* _Task goal_:
Search the listing for "this" and copy every line where it appears.
# start of Extracted information
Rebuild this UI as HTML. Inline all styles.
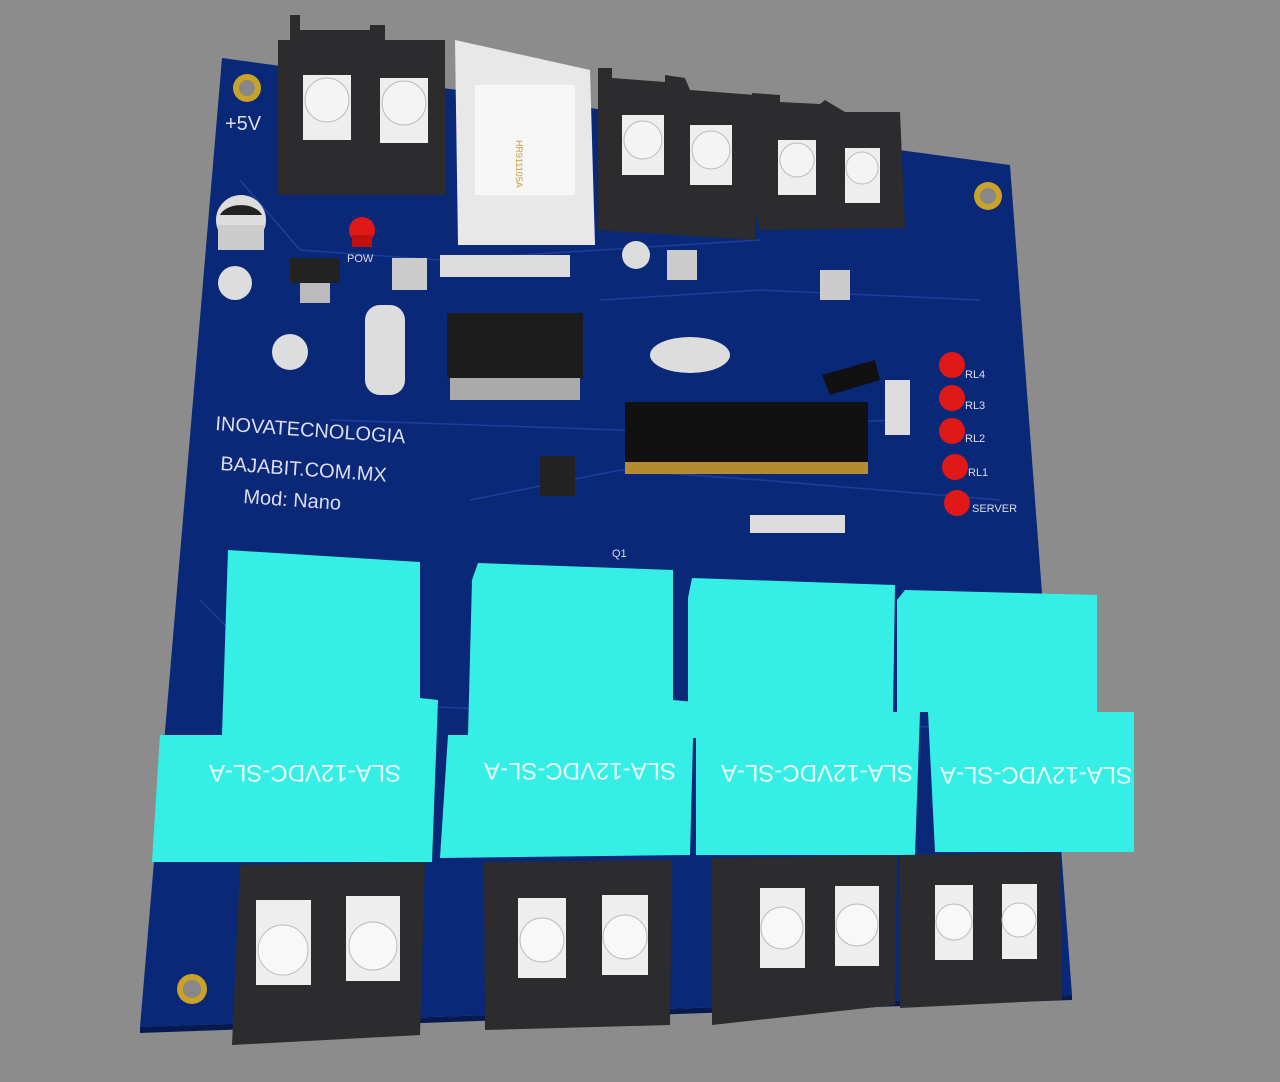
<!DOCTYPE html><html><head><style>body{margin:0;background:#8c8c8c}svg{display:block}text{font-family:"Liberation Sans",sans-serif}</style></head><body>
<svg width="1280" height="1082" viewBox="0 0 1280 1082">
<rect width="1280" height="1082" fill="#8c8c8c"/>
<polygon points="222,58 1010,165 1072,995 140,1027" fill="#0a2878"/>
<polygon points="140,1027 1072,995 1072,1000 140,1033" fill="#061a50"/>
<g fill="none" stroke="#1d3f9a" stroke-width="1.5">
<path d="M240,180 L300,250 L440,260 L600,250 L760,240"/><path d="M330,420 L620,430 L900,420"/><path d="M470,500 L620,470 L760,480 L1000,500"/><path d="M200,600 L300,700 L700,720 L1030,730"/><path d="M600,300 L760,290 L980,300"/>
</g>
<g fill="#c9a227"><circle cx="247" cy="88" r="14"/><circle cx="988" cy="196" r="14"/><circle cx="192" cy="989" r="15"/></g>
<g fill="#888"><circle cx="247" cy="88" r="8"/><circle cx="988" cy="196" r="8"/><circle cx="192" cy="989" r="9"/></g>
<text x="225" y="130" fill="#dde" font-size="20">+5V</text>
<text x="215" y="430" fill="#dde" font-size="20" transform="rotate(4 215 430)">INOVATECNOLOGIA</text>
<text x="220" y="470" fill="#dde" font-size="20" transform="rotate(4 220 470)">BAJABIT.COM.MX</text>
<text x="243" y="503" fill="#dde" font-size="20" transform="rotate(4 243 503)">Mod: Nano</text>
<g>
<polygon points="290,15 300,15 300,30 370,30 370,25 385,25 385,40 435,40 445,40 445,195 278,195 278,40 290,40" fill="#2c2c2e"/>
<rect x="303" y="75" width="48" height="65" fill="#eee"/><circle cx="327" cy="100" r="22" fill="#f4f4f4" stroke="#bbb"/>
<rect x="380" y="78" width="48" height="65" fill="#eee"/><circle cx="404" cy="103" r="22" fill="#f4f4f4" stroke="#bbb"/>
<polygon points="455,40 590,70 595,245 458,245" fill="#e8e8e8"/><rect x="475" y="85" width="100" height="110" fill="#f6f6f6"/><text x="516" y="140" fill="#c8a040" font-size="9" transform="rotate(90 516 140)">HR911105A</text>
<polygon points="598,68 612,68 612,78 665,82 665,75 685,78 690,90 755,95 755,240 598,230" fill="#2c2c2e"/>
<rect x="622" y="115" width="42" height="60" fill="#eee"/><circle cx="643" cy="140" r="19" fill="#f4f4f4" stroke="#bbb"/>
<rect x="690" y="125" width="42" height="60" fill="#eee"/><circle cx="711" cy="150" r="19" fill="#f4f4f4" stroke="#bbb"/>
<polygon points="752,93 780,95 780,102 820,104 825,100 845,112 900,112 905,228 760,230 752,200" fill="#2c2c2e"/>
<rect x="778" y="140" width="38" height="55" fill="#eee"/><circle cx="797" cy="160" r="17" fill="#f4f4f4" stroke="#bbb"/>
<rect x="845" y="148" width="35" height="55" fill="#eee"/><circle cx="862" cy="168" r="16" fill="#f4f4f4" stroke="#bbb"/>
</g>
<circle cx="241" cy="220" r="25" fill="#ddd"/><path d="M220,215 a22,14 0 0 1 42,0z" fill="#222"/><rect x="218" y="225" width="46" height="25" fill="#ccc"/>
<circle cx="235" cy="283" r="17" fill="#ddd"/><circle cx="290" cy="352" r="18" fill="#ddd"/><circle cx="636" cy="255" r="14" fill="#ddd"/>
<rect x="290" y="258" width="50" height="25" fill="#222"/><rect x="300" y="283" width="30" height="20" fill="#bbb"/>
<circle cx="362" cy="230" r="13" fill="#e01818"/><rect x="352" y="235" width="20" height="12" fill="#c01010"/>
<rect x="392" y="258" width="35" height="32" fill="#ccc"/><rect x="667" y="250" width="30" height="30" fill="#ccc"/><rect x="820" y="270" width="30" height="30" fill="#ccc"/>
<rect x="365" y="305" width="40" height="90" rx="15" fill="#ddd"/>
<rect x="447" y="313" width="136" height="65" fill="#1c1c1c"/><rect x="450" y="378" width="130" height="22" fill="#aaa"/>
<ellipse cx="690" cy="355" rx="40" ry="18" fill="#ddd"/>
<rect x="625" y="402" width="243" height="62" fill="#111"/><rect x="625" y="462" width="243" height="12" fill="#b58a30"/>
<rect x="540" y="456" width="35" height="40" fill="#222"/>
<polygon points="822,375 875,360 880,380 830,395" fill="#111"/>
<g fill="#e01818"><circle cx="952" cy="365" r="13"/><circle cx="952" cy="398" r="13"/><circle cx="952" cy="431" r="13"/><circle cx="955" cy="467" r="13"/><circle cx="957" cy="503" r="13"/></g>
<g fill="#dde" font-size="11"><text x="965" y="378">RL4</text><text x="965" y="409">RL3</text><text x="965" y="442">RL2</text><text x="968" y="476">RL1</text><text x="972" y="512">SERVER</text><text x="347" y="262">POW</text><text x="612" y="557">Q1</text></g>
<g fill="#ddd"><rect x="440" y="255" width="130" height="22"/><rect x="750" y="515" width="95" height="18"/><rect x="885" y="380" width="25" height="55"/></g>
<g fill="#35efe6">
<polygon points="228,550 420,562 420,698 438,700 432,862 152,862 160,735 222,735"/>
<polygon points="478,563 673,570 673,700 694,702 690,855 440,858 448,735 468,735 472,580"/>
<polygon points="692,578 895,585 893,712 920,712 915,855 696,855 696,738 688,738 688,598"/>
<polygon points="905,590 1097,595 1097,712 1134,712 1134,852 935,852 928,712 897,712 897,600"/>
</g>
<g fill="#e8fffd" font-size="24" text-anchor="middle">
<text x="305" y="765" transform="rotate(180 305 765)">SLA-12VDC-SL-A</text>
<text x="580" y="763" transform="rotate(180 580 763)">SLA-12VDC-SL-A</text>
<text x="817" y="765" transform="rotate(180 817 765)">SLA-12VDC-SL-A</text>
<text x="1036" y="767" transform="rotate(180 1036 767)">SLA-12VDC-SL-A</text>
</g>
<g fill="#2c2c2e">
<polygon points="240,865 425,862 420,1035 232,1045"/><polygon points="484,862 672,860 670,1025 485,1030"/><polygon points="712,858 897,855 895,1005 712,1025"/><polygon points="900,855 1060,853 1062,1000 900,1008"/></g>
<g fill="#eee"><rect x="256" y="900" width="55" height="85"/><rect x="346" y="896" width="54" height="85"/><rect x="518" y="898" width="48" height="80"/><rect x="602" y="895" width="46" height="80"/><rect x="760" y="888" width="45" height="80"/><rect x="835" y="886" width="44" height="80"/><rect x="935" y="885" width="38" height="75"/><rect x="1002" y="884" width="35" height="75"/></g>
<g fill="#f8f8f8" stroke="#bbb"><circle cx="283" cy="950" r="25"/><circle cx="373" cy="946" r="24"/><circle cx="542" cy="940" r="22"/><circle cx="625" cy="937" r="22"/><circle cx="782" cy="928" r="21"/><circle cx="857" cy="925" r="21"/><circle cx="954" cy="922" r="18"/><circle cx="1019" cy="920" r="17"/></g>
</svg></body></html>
# end of Extracted information
# start of Extracted information
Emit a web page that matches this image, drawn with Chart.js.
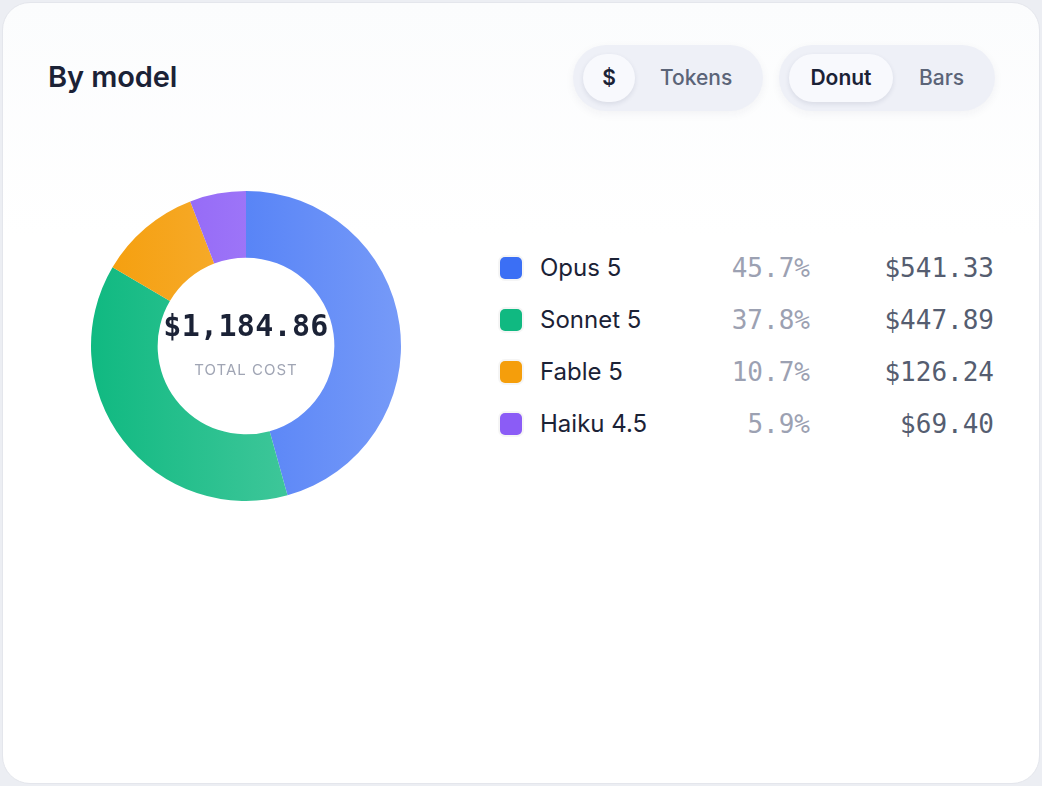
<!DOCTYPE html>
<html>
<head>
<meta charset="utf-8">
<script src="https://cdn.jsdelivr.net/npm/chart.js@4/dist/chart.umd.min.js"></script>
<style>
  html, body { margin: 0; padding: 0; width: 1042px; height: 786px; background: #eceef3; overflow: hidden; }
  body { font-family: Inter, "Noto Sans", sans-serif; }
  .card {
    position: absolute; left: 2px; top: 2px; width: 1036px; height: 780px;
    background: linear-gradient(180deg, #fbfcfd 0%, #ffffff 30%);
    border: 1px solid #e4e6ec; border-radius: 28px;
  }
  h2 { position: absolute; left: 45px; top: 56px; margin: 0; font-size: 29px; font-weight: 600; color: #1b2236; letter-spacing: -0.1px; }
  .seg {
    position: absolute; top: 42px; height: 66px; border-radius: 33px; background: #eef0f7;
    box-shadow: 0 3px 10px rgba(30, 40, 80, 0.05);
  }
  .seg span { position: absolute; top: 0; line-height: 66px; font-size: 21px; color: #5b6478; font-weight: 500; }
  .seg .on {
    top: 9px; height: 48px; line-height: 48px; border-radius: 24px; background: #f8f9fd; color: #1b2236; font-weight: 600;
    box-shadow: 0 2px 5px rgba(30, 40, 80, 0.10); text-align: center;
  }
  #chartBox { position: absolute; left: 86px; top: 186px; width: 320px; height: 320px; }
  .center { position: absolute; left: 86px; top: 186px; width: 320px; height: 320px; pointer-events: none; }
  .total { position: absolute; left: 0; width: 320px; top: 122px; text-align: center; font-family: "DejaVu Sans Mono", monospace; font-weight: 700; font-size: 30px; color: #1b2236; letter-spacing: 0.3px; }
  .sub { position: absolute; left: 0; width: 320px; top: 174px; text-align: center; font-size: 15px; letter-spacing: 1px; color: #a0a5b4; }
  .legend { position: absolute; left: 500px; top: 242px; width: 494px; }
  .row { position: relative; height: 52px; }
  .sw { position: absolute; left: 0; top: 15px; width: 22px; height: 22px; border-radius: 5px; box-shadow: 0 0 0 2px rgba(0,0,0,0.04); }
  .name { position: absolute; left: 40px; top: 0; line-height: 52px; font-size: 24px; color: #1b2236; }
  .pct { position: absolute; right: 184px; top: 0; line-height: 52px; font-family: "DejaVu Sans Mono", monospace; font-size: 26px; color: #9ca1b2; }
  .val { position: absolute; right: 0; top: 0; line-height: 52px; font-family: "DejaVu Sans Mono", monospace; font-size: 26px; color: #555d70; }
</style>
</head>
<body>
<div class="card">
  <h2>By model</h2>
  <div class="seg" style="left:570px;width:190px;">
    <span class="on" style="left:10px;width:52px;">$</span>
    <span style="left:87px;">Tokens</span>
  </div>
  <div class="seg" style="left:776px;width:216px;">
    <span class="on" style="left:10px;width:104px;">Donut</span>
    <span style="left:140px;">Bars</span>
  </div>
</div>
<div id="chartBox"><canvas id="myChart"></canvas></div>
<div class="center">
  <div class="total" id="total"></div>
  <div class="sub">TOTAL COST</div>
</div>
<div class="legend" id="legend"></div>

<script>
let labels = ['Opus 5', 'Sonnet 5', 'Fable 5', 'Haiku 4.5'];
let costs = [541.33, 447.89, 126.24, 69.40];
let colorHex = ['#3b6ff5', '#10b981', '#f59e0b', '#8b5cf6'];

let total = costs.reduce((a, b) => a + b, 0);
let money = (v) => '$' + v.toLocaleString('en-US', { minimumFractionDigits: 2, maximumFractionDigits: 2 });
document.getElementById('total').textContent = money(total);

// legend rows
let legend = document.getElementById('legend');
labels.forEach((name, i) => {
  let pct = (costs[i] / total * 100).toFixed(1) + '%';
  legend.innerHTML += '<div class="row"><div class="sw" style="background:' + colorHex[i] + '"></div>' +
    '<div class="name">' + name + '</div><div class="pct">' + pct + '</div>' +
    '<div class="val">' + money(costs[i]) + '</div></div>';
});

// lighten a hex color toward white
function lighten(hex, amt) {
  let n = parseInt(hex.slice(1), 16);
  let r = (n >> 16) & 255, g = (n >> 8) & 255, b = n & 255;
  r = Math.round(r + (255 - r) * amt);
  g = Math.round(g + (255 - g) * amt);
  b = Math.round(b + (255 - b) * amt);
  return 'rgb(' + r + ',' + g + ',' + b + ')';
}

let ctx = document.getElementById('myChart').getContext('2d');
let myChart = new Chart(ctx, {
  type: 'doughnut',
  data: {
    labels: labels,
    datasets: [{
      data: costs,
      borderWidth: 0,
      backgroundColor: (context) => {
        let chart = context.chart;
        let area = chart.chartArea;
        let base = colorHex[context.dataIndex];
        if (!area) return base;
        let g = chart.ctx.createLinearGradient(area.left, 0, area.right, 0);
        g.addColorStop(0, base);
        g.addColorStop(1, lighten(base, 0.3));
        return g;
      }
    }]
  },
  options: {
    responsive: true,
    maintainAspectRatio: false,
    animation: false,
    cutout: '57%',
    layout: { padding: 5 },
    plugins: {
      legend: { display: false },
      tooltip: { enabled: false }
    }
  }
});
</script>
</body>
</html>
# end of Extracted information
* _Written solution_:
Rebuild this UI as HTML. Inline all styles.
Emit a web page that matches this image, drawn with Chart.js.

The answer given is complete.